Impressions on Chen et al (2022)
Title: Banking on the Confucian Clan: Why China Developed Financial Markets so Late Link to the paper.
Authors: Chen, Ma, Sinclair
Year published: 2022
Journal: Economic Journal
This paper is trying to explain why China's banking system developed so late:
- Life in Ancient China was centered around Confucian clans.
- It is hard to google "Confucian clans". A better term might be "Chinese kin" or more simply, "clan".
- According to Wikipedia, [clans are] "patrilineal and patrilocal group of related Chinese people with a common surname sharing a common ancestor and, in many cases, an ancestral home."
- Wikipedia also writes clan as 宗族 or 家族
- A Confucian clan is a rigorous clan in that the positions and hierarchy among its members are determined in relation to position in the family and therefore, unchangeable.
- In these types of clans, the head of the household (the eldest male member of the family) makes all the decisions in the family and this is unquestioned.
- Honor in these clans was obtained by passing difficult imperial exams
- The clans can be thought of as corporations but composed entirely of kin
- All the financing ever needed by a person who belongs to a clan is obtained within the clan
- As such there was no need to develop links outside the clan, including financial links, and therefore (modern) banking between strangers was not necessary.
- Even when China opened up [at some year], clans were still dominant
- Regions with more clans typically were prosperous and had nice roads and a courier system.
The regression model
- The OLS model was \(Banks_i=\alpha+\beta\cdot Clans_i +\gamma X_i +\varepsilon_i\) where
- \(i\) is a prefecture index
- \(Banks_i\) was bank density in 1936. Bank density is defined as no. of banks per 10000 people.
- \(Clans_i\) was geneological density before 1897 (to avoid reverse-causality, they set the year to be so far behind). Geneological density is defined as no. of clan books per 10000 people.

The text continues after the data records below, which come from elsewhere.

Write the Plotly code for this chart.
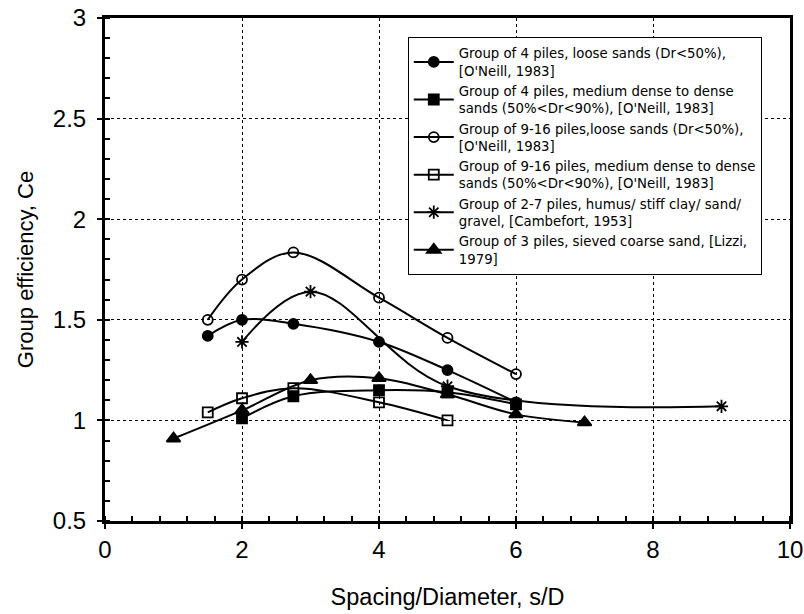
import plotly.graph_objects as go

# Data
s1_x = [1.5, 2, 2.75, 4, 5, 6]
s1_y = [1.42, 1.50, 1.48, 1.39, 1.25, 1.09]
s2_x = [2, 2.75, 4, 5, 6]
s2_y = [1.01, 1.12, 1.15, 1.14, 1.08]
s3_x = [1.5, 2, 2.75, 4, 5, 6]
s3_y = [1.50, 1.70, 1.835, 1.61, 1.41, 1.23]
s4_x = [1.5, 2, 2.75, 4, 5]
s4_y = [1.04, 1.11, 1.16, 1.09, 1.00]
s5_x = [2, 3, 5, 9]
s5_y = [1.39, 1.64, 1.17, 1.07]
s6_x = [1, 2, 3, 4, 5, 6, 7]
s6_y = [0.91, 1.05, 1.20, 1.21, 1.13, 1.03, 0.99]

names = [
    "Group of 4 piles, loose sands (Dr<50%),<br>[O'Neill, 1983]",
    "Group of 4 piles, medium dense to dense<br>sands (50%<Dr<90%), [O'Neill, 1983]",
    "Group of 9-16 piles,loose sands (Dr<50%),<br>[O'Neill, 1983]",
    "Group of 9-16 piles, medium dense to dense<br>sands (50%<Dr<90%), [O'Neill, 1983]",
    "Group of 2-7 piles, humus/ stiff clay/ sand/<br>gravel, [Cambefort, 1953]",
    "Group of 3 piles, sieved coarse sand, [Lizzi,<br>1979]",
]
x_ticks = [0, 2, 4, 6, 8, 10]
y_ticks = [0.5, 1, 1.5, 2, 2.5, 3]

series = [
    (s1_x, s1_y, "circle", 10),
    (s2_x, s2_y, "square", 10),
    (s3_x, s3_y, "circle-open", 10),
    (s4_x, s4_y, "square-open", 10),
    (s5_x, s5_y, "asterisk-open", 11),
    (s6_x, s6_y, "triangle-up", 12),
]

FONT = "Liberation Sans, Arial, sans-serif"
LEG_FONT = "DejaVu Sans, Liberation Sans, sans-serif"
fig = go.Figure()
for (xs, ys, sym, sz), nm in zip(series, names):
    fig.add_trace(go.Scatter(
        x=xs, y=ys, name=nm, mode="lines+markers",
        line=dict(color="black", width=2, shape="spline", smoothing=1),
        marker=dict(symbol=sym, size=sz, color="black",
                    line=dict(color="black", width=1.8)),
    ))

# invisible trace to host the inner-tick overlay axes
fig.add_trace(go.Scatter(x=[x_ticks[0]], y=[y_ticks[0]], xaxis="x2", yaxis="y2",
                         mode="markers", marker=dict(opacity=0), showlegend=False,
                         hoverinfo="skip"))

fig.update_layout(
    width=804, height=614,
    margin=dict(l=105, r=14, t=18, b=93, autoexpand=False),
    paper_bgcolor="white", plot_bgcolor="white",
    font=dict(family=FONT, color="black"),
    showlegend=True,
    legend=dict(
        x=0.442, y=0.962, xanchor="left", yanchor="top",
        bgcolor="white", bordercolor="black", borderwidth=1,
        font=dict(size=13.3, family=LEG_FONT), tracegroupgap=0,
        itemwidth=40,
    ),
    xaxis=dict(
        range=[0, 10], tickvals=x_ticks, ticktext=[str(v) for v in x_ticks],
        ticks="outside", ticklen=5, tickwidth=2, tickcolor="black",
        minor=dict(dtick=0.4, tick0=0, ticks="inside", ticklen=5, tickwidth=2,
                   tickcolor="black", showgrid=False),
        showline=True, linecolor="black", linewidth=3, mirror=True,
        showgrid=True, gridcolor="black", gridwidth=1, griddash="dot",
        zeroline=False, tickfont=dict(size=24), automargin=False,
        ticklabeloverflow="allow",
        title=dict(text="Spacing/Diameter, s/D", font=dict(size=23.5), standoff=27),
    ),
    yaxis=dict(
        range=[0.5, 3], tickvals=y_ticks, ticktext=[str(v) for v in y_ticks],
        ticks="outside", ticklen=5, tickwidth=2, tickcolor="black",
        minor=dict(dtick=0.1, tick0=0.5, ticks="inside", ticklen=5, tickwidth=2,
                   tickcolor="black", showgrid=False),
        showline=True, linecolor="black", linewidth=3, mirror=True,
        showgrid=True, gridcolor="black", gridwidth=1, griddash="dot",
        zeroline=False, tickfont=dict(size=24), automargin=False,
        ticklabelstandoff=6, ticklabeloverflow="allow",
        title=dict(text="Group efficiency, Ce", font=dict(size=22), standoff=14),
    ),
    xaxis2=dict(overlaying="x", range=[0, 10], tickvals=x_ticks, ticks="inside",
                ticklen=5, tickwidth=2, tickcolor="black", showticklabels=False,
                showgrid=False, zeroline=False, showline=False, side="bottom"),
    yaxis2=dict(overlaying="y", range=[0.5, 3], tickvals=y_ticks, ticks="inside",
                ticklen=5, tickwidth=2, tickcolor="black", showticklabels=False,
                showgrid=False, zeroline=False, showline=False, side="left"),
)

fig.write_html(
    "out.html",
    config={"displayModeBar": False},
    post_script="document.body.style.margin='0';document.body.style.overflow='hidden';",
)
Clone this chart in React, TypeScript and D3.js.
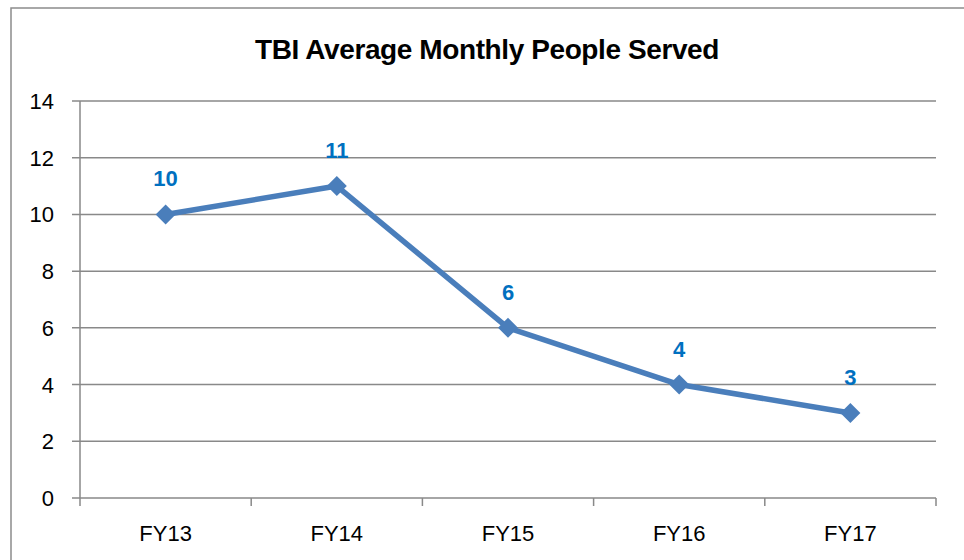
import React from "react";
import * as d3 from "d3";

const categories = ["FY13", "FY14", "FY15", "FY16", "FY17"];
const values = [10, 11, 6, 4, 3];
const yTicks = [0, 2, 4, 6, 8, 10, 12, 14];
const title = "TBI Average Monthly People Served";

export default function App() {
  const W = 964, H = 560;
  const left = 80, right = 936, top = 101, bottom = 498;
  const x = d3.scaleBand<string>().domain(categories).range([left, right]).padding(0);
  const y = d3.scaleLinear().domain([0, 14]).range([bottom, top]);
  const cx = (c: string) => (x(c) as number) + x.bandwidth() / 2;
  const line = d3.line<number>().x((_, i) => cx(categories[i])).y((v) => y(v));
  const font = "'Liberation Sans', Arial, sans-serif";
  const grid = "#898989";
  const blue = "#4a7ebb";
  const boundaries = [left, ...categories.map((c) => (x(c) as number) + x.bandwidth())];
  return (
    <svg width={W} height={H} style={{ position: "absolute", left: 0, top: 0 }}>
      <rect x={0} y={0} width={W} height={H} fill="#fff" />
      <rect x={11} y={8} width={W + 20} height={H + 20} fill="none" stroke="#8c8c8c" strokeWidth={1.5} />
      <text x={487} y={59} textAnchor="middle" fontFamily={font} fontWeight="bold" fontSize={28} letterSpacing={-0.4} fill="#000">{title}</text>
      {yTicks.map((t) => (
        <g key={t}>
          <line x1={72} x2={right} y1={y(t)} y2={y(t)} stroke={grid} strokeWidth={1.5} />
          <text x={54} y={y(t) + 8} textAnchor="end" fontFamily={font} fontSize={22} fill="#000">{t}</text>
        </g>
      ))}
      <line x1={left} x2={left} y1={top} y2={506} stroke={grid} strokeWidth={1.5} />
      {boundaries.slice(1).map((b, i) => (
        <line key={i} x1={b} x2={b} y1={bottom} y2={506} stroke={grid} strokeWidth={1.5} />
      ))}
      {categories.map((c) => (
        <text key={c} x={cx(c)} y={541} textAnchor="middle" fontFamily={font} fontSize={22} fill="#000">{c}</text>
      ))}
      <path d={line(values) || ""} fill="none" stroke={blue} strokeWidth={5.5} strokeLinejoin="round" />
      {values.map((v, i) => {
        const px = cx(categories[i]), py = y(v), s = 10;
        return (
          <g key={i}>
            <path d={`M${px},${py - s}L${px + s},${py}L${px},${py + s}L${px - s},${py}Z`} fill={blue} />
            <text x={px} y={py - 28} textAnchor="middle" fontFamily={font} fontWeight="bold" fontSize={22} fill="#0070c0">{v}</text>
          </g>
        );
      })}
    </svg>
  );
}
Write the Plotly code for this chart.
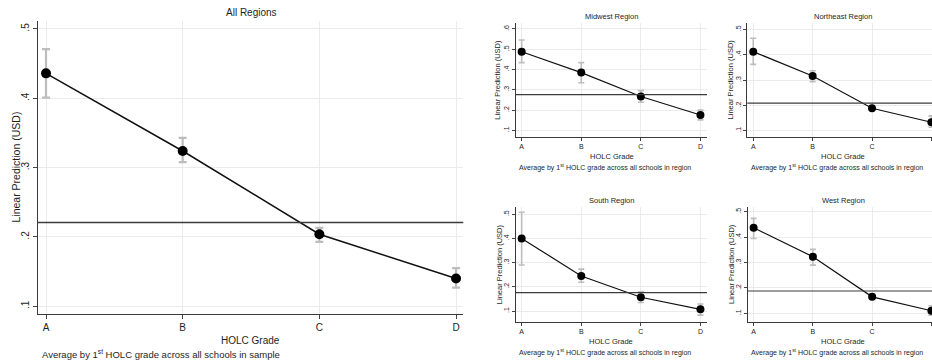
import plotly.graph_objects as go

W, H = 932, 362

grades = ["A", "B", "C", "D"]

# All Regions
all_mean = [0.436, 0.324, 0.204, 0.140]
all_hi = [0.471, 0.343, 0.213, 0.155]
all_lo = [0.401, 0.308, 0.193, 0.127]
all_avg = 0.221

# Midwest
mw_mean = [0.488, 0.385, 0.267, 0.176]
mw_hi = [0.546, 0.434, 0.296, 0.200]
mw_lo = [0.434, 0.335, 0.239, 0.152]
mw_avg = 0.276

# Northeast
ne_mean = [0.412, 0.316, 0.189, 0.134]
ne_hi = [0.465, 0.337, 0.195, 0.159]
ne_lo = [0.362, 0.294, 0.183, 0.114]
ne_avg = 0.209

# South
so_mean = [0.400, 0.245, 0.157, 0.107]
so_hi = [0.508, 0.273, 0.180, 0.129]
so_lo = [0.290, 0.219, 0.135, 0.083]
so_avg = 0.176

# West
we_mean = [0.437, 0.323, 0.165, 0.110]
we_hi = [0.474, 0.352, 0.176, 0.130]
we_lo = [0.395, 0.290, 0.155, 0.093]
we_avg = 0.188

main_ticks = [0.1, 0.2, 0.3, 0.4, 0.5]
main_ticktext = [".1", ".2", ".3", ".4", ".5"]
mw_ticks = [0.1, 0.2, 0.3, 0.4, 0.5, 0.6]
mw_ticktext = [".1", ".2", ".3", ".4", ".5", ".6"]

FONT = "Liberation Sans, Arial, sans-serif"
TXT = "#1e1e1e"

panels = [
    dict(mean=all_mean, hi=all_hi, lo=all_lo, avg=all_avg,
         box=(38, 463.3, 21, 314), xr=[-0.0585, 3.053], yr=[0.0889, 0.5115],
         tv=main_ticks, tt=main_ticktext, title="All Regions",
         foot="Average by 1<sup>st</sup> HOLC grade across all schools in sample", big=True,
         title_xy=(251, 13), ytitle_x=15, xt_y=340, foot_xy=(40, 354)),
    dict(mean=mw_mean, hi=mw_hi, lo=mw_lo, avg=mw_avg,
         box=(515.7, 707, 22.7, 136.7), xr=[-0.1, 3.11], yr=[0.069, 0.631],
         tv=mw_ticks, tt=mw_ticktext, title="Midwest Region",
         foot="Average by 1<sup>st</sup> HOLC grade across all schools in region", big=False,
         title_xy=(611.7, 16), ytitle_x=498, xt_y=156, foot_xy=(516.7, 168)),
    dict(mean=ne_mean, hi=ne_hi, lo=ne_lo, avg=ne_avg,
         box=(747.3, 932, 22.7, 136.7), xr=[-0.1, 3.01], yr=[0.077, 0.526],
         tv=main_ticks, tt=main_ticktext, title="Northeast Region",
         foot="Average by 1<sup>st</sup> HOLC grade across all schools in region", big=False,
         title_xy=(843, 16), ytitle_x=730.7, xt_y=156, foot_xy=(749, 168)),
    dict(mean=so_mean, hi=so_hi, lo=so_lo, avg=so_avg,
         box=(515.7, 707, 206.7, 321.7), xr=[-0.1, 3.11], yr=[0.056, 0.531],
         tv=main_ticks, tt=main_ticktext, title="South Region",
         foot="Average by 1<sup>st</sup> HOLC grade across all schools in region", big=False,
         title_xy=(611, 200), ytitle_x=499, xt_y=341, foot_xy=(517, 352.7)),
    dict(mean=we_mean, hi=we_hi, lo=we_lo, avg=we_avg,
         box=(747.7, 932, 206.7, 321.7), xr=[-0.1, 3.01], yr=[0.067, 0.52],
         tv=main_ticks, tt=main_ticktext, title="West Region",
         foot="Average by 1<sup>st</sup> HOLC grade across all schools in region", big=False,
         title_xy=(843, 200), ytitle_x=730.7, xt_y=341, foot_xy=(749, 352.7)),
]

fig = go.Figure()
layout = dict(width=W, height=H, margin=dict(l=0, r=0, t=0, b=0),
              paper_bgcolor="white", plot_bgcolor="white", showlegend=False,
              font=dict(family=FONT, color=TXT))
shapes = []
annotations = []

xidx = list(range(len(grades)))

for i, p in enumerate(panels):
    n = "" if i == 0 else str(i + 1)
    big = p["big"]
    x0, x1, y0, y1 = p["box"]
    err_up = [h - m for h, m in zip(p["hi"], p["mean"])]
    err_dn = [m - l for m, l in zip(p["mean"], p["lo"])]
    fig.add_trace(go.Scatter(
        x=xidx, y=p["mean"], mode="lines+markers",
        xaxis="x" + n, yaxis="y" + n,
        line=dict(color="#111111", width=1.5 if big else 1.2),
        marker=dict(color="#000000", size=10 if big else 8),
        error_y=dict(type="data", symmetric=False, array=err_up, arrayminus=err_dn,
                     color="#bdbdbd", thickness=2.2 if big else 1.6, width=4 if big else 3),
        cliponaxis=True,
    ))
    tick_fs = 10 if big else 7
    layout["xaxis" + n] = dict(
        domain=[x0 / W, x1 / W], range=p["xr"], anchor="y" + n,
        tickvals=xidx, ticktext=grades, ticks="outside", ticklen=4 if big else 3,
        tickcolor="#444", showline=True, linecolor="#3a3a3a", linewidth=1,
        showgrid=True, gridcolor="#ebebeb", gridwidth=1, zeroline=False,
        tickfont=dict(size=tick_fs, color=TXT, family=FONT), fixedrange=True,
    )
    layout["yaxis" + n] = dict(
        domain=[1 - y1 / H, 1 - y0 / H], range=p["yr"], anchor="x" + n,
        tickvals=p["tv"], ticktext=p["tt"], ticks="outside", ticklen=4 if big else 3,
        tickcolor="#444", tickangle=-90, showline=True, linecolor="#3a3a3a", linewidth=1,
        showgrid=True, gridcolor="#ebebeb", gridwidth=1, zeroline=False,
        tickfont=dict(size=tick_fs, color=TXT, family=FONT), fixedrange=True,
    )
    shapes.append(dict(type="line", xref="x" + n + " domain", yref="y" + n,
                       x0=0, x1=1, y0=p["avg"], y1=p["avg"],
                       line=dict(color="#3c3c3c", width=1.5 if big else 1.2), layer="above"))
    tfs = 10 if big else 7.5
    annotations.append(dict(text=p["title"], xref="paper", yref="paper",
                            x=p["title_xy"][0] / W, y=1 - p["title_xy"][1] / H,
                            xanchor="center", yanchor="middle", showarrow=False,
                            font=dict(size=tfs, color=TXT, family=FONT)))
    yc = (y0 + y1) / 2
    annotations.append(dict(text="Linear Prediction (USD)", xref="paper", yref="paper",
                            x=p["ytitle_x"] / W, y=1 - yc / H, textangle=-90,
                            xanchor="center", yanchor="middle", showarrow=False,
                            font=dict(size=10.5 if big else 7.5, color=TXT, family=FONT)))
    annotations.append(dict(text="HOLC Grade", xref="paper", yref="paper",
                            x=((x0 + x1) / 2 if big else p["title_xy"][0]) / W, y=1 - p["xt_y"] / H,
                            xanchor="center", yanchor="middle", showarrow=False,
                            font=dict(size=10 if big else 7.5, color=TXT, family=FONT)))
    annotations.append(dict(text=p["foot"], xref="paper", yref="paper",
                            x=p["foot_xy"][0] / W, y=1 - p["foot_xy"][1] / H,
                            xanchor="left", yanchor="middle", showarrow=False,
                            font=dict(size=9.5 if big else 7, color=TXT, family=FONT)))

layout["shapes"] = shapes
layout["annotations"] = annotations
fig.update_layout(**layout)
fig.write_html("out.html")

- \(X\) is a vector of geographical control variables
- In this OLS model, the presence of clans has a negative effect on the bank density
- There are other potential explanatory variables they tested which I list here
- Financial need
- Communication infrastructure
- Human capital
- Protestantism and conflicts
- As usual people complain about omitted variables so this paper uses an instrumental variable
- An instrumental variable is a variable that is correlated with the main explanatory variable but not correlated with the other potentially omitted variables
- In this case they used each prefecture's shortest distance to then nearest Zhu Xi academy in the 12th century
- Zhu Xi was an important dude because he popularized Confucianism amongst the masses from the 12th century onwards
- There were only 3 academies that he founded, and the claim is that "his setting them up in those particular locations was because he was "assigned there by fate" one way or another"
- Thus the distance of the prefectures to the nearest academy should have nothing to do with the economic and financial development in the early 20th century
- Moreover these locations were "neutral" in terms of economic development (when) because these locations were not too good or too bad economically
- Also these locations were "neutral" in terms of accessibility (when) because these locations were not too remote (basically, reachable if so desired)
- The instrumented \(Clans_i\) turned out to have a greater effect on bank density than the OLS \(Clans_i\).
There are other things they talk about but I skip here for today
Interesting things to look at later
- What are the different interest rates among the different clans and was there an idea of equilibrium in this time?